— start of Provided material —

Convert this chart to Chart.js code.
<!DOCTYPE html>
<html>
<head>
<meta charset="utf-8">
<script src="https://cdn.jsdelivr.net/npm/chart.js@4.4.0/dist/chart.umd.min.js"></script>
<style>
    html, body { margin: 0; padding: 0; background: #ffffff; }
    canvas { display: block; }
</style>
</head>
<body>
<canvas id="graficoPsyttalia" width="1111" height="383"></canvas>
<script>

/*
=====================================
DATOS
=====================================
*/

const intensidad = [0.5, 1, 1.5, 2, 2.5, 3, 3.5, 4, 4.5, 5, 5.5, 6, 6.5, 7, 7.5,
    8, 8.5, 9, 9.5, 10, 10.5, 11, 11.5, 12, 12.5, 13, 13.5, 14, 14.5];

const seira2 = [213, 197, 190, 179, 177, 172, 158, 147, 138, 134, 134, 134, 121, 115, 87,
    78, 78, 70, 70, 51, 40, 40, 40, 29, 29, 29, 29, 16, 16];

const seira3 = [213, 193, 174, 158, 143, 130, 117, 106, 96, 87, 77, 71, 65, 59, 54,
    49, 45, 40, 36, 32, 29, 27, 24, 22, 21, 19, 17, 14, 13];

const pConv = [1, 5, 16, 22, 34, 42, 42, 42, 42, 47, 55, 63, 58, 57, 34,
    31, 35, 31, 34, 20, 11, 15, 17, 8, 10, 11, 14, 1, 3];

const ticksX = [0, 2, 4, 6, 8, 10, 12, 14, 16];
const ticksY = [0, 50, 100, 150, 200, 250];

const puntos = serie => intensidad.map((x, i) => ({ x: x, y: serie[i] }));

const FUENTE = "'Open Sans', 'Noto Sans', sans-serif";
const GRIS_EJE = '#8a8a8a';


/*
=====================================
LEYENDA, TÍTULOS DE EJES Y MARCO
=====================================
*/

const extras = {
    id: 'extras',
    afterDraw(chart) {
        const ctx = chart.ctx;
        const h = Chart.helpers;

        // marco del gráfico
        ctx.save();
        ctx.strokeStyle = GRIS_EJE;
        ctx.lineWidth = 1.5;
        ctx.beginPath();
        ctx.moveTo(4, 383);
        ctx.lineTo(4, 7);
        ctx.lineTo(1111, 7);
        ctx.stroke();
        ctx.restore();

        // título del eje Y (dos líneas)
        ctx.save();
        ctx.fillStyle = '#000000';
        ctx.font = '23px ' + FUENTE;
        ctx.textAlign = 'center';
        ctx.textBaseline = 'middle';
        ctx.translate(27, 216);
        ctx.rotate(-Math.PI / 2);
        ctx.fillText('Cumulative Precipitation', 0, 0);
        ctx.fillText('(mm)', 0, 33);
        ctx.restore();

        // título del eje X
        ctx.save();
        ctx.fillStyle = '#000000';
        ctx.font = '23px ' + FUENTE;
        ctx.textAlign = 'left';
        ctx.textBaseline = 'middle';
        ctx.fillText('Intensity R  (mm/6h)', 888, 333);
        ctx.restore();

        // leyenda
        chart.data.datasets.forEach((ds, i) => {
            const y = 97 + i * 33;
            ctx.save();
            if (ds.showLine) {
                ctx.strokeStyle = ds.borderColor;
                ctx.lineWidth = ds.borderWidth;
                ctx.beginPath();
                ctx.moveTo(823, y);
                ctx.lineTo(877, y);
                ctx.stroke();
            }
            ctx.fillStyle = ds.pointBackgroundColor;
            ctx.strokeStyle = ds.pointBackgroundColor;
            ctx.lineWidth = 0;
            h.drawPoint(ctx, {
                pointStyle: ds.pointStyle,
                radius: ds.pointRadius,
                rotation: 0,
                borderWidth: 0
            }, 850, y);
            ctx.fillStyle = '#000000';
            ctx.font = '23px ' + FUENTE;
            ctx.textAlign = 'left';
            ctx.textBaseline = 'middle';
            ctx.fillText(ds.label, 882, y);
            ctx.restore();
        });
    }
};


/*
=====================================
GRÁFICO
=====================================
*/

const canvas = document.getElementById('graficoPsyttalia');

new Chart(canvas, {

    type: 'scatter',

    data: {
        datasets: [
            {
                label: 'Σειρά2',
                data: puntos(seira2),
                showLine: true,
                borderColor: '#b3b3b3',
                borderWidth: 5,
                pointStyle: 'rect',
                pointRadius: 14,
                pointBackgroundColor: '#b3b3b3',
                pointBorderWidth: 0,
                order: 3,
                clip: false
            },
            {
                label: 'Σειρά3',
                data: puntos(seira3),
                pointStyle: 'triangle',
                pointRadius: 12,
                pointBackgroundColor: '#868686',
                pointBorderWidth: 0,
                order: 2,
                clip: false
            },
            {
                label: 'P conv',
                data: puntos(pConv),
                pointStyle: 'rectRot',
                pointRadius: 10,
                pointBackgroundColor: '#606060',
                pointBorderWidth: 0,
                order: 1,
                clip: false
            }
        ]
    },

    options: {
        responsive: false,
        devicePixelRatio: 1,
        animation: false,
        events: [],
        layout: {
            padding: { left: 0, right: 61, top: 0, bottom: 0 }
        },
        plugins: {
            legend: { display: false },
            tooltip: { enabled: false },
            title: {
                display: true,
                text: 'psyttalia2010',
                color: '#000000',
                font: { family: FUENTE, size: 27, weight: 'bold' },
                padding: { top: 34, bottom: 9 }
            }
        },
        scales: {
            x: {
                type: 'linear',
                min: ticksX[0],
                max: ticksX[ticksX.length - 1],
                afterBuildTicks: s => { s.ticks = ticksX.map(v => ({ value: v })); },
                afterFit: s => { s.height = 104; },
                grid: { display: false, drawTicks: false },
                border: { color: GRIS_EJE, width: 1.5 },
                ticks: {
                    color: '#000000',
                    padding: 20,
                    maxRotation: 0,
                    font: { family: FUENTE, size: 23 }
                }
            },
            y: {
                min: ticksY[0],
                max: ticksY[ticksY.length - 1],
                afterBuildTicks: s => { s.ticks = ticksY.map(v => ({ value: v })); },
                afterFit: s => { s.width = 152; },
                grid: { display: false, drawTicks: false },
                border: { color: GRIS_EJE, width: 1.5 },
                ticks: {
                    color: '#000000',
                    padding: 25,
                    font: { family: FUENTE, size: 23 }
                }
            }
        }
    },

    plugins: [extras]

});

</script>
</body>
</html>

— end of Provided material —

Exercise objective: Copy out the material word for word and line for line.

The response:
Convert this chart to Chart.js code.
<!DOCTYPE html>
<html>
<head>
<meta charset="utf-8">
<script src="https://cdn.jsdelivr.net/npm/chart.js@4.4.0/dist/chart.umd.min.js"></script>
<style>
    html, body { margin: 0; padding: 0; background: #ffffff; }
    canvas { display: block; }
</style>
</head>
<body>
<canvas id="graficoPsyttalia" width="1111" height="383"></canvas>
<script>

/*
=====================================
DATOS
=====================================
*/

const intensidad = [0.5, 1, 1.5, 2, 2.5, 3, 3.5, 4, 4.5, 5, 5.5, 6, 6.5, 7, 7.5,
    8, 8.5, 9, 9.5, 10, 10.5, 11, 11.5, 12, 12.5, 13, 13.5, 14, 14.5];

const seira2 = [213, 197, 190, 179, 177, 172, 158, 147, 138, 134, 134, 134, 121, 115, 87,
    78, 78, 70, 70, 51, 40, 40, 40, 29, 29, 29, 29, 16, 16];

const seira3 = [213, 193, 174, 158, 143, 130, 117, 106, 96, 87, 77, 71, 65, 59, 54,
    49, 45, 40, 36, 32, 29, 27, 24, 22, 21, 19, 17, 14, 13];

const pConv = [1, 5, 16, 22, 34, 42, 42, 42, 42, 47, 55, 63, 58, 57, 34,
    31, 35, 31, 34, 20, 11, 15, 17, 8, 10, 11, 14, 1, 3];

const ticksX = [0, 2, 4, 6, 8, 10, 12, 14, 16];
const ticksY = [0, 50, 100, 150, 200, 250];

const puntos = serie => intensidad.map((x, i) => ({ x: x, y: serie[i] }));

const FUENTE = "'Open Sans', 'Noto Sans', sans-serif";
const GRIS_EJE = '#8a8a8a';


/*
=====================================
LEYENDA, TÍTULOS DE EJES Y MARCO
=====================================
*/

const extras = {
    id: 'extras',
    afterDraw(chart) {
        const ctx = chart.ctx;
        const h = Chart.helpers;

        // marco del gráfico
        ctx.save();
        ctx.strokeStyle = GRIS_EJE;
        ctx.lineWidth = 1.5;
        ctx.beginPath();
        ctx.moveTo(4, 383);
        ctx.lineTo(4, 7);
        ctx.lineTo(1111, 7);
        ctx.stroke();
        ctx.restore();

        // título del eje Y (dos líneas)
        ctx.save();
        ctx.fillStyle = '#000000';
        ctx.font = '23px ' + FUENTE;
        ctx.textAlign = 'center';
        ctx.textBaseline = 'middle';
        ctx.translate(27, 216);
        ctx.rotate(-Math.PI / 2);
        ctx.fillText('Cumulative Precipitation', 0, 0);
        ctx.fillText('(mm)', 0, 33);
        ctx.restore();

        // título del eje X
        ctx.save();
        ctx.fillStyle = '#000000';
        ctx.font = '23px ' + FUENTE;
        ctx.textAlign = 'left';
        ctx.textBaseline = 'middle';
        ctx.fillText('Intensity R  (mm/6h)', 888, 333);
        ctx.restore();

        // leyenda
        chart.data.datasets.forEach((ds, i) => {
            const y = 97 + i * 33;
            ctx.save();
            if (ds.showLine) {
                ctx.strokeStyle = ds.borderColor;
                ctx.lineWidth = ds.borderWidth;
                ctx.beginPath();
                ctx.moveTo(823, y);
                ctx.lineTo(877, y);
                ctx.stroke();
            }
            ctx.fillStyle = ds.pointBackgroundColor;
            ctx.strokeStyle = ds.pointBackgroundColor;
            ctx.lineWidth = 0;
            h.drawPoint(ctx, {
                pointStyle: ds.pointStyle,
                radius: ds.pointRadius,
                rotation: 0,
                borderWidth: 0
            }, 850, y);
            ctx.fillStyle = '#000000';
            ctx.font = '23px ' + FUENTE;
            ctx.textAlign = 'left';
            ctx.textBaseline = 'middle';
            ctx.fillText(ds.label, 882, y);
            ctx.restore();
        });
    }
};


/*
=====================================
GRÁFICO
=====================================
*/

const canvas = document.getElementById('graficoPsyttalia');

new Chart(canvas, {

    type: 'scatter',

    data: {
        datasets: [
            {
                label: 'Σειρά2',
                data: puntos(seira2),
                showLine: true,
                borderColor: '#b3b3b3',
                borderWidth: 5,
                pointStyle: 'rect',
                pointRadius: 14,
                pointBackgroundColor: '#b3b3b3',
                pointBorderWidth: 0,
                order: 3,
                clip: false
            },
            {
                label: 'Σειρά3',
                data: puntos(seira3),
                pointStyle: 'triangle',
                pointRadius: 12,
                pointBackgroundColor: '#868686',
                pointBorderWidth: 0,
                order: 2,
                clip: false
            },
            {
                label: 'P conv',
                data: puntos(pConv),
                pointStyle: 'rectRot',
                pointRadius: 10,
                pointBackgroundColor: '#606060',
                pointBorderWidth: 0,
                order: 1,
                clip: false
            }
        ]
    },

    options: {
        responsive: false,
        devicePixelRatio: 1,
        animation: false,
        events: [],
        layout: {
            padding: { left: 0, right: 61, top: 0, bottom: 0 }
        },
        plugins: {
            legend: { display: false },
            tooltip: { enabled: false },
            title: {
                display: true,
                text: 'psyttalia2010',
                color: '#000000',
                font: { family: FUENTE, size: 27, weight: 'bold' },
                padding: { top: 34, bottom: 9 }
            }
        },
        scales: {
            x: {
                type: 'linear',
                min: ticksX[0],
                max: ticksX[ticksX.length - 1],
                afterBuildTicks: s => { s.ticks = ticksX.map(v => ({ value: v })); },
                afterFit: s => { s.height = 104; },
                grid: { display: false, drawTicks: false },
                border: { color: GRIS_EJE, width: 1.5 },
                ticks: {
                    color: '#000000',
                    padding: 20,
                    maxRotation: 0,
                    font: { family: FUENTE, size: 23 }
                }
            },
            y: {
                min: ticksY[0],
                max: ticksY[ticksY.length - 1],
                afterBuildTicks: s => { s.ticks = ticksY.map(v => ({ value: v })); },
                afterFit: s => { s.width = 152; },
                grid: { display: false, drawTicks: false },
                border: { color: GRIS_EJE, width: 1.5 },
                ticks: {
                    color: '#000000',
                    padding: 25,
                    font: { family: FUENTE, size: 23 }
                }
            }
        }
    },

    plugins: [extras]

});

</script>
</body>
</html>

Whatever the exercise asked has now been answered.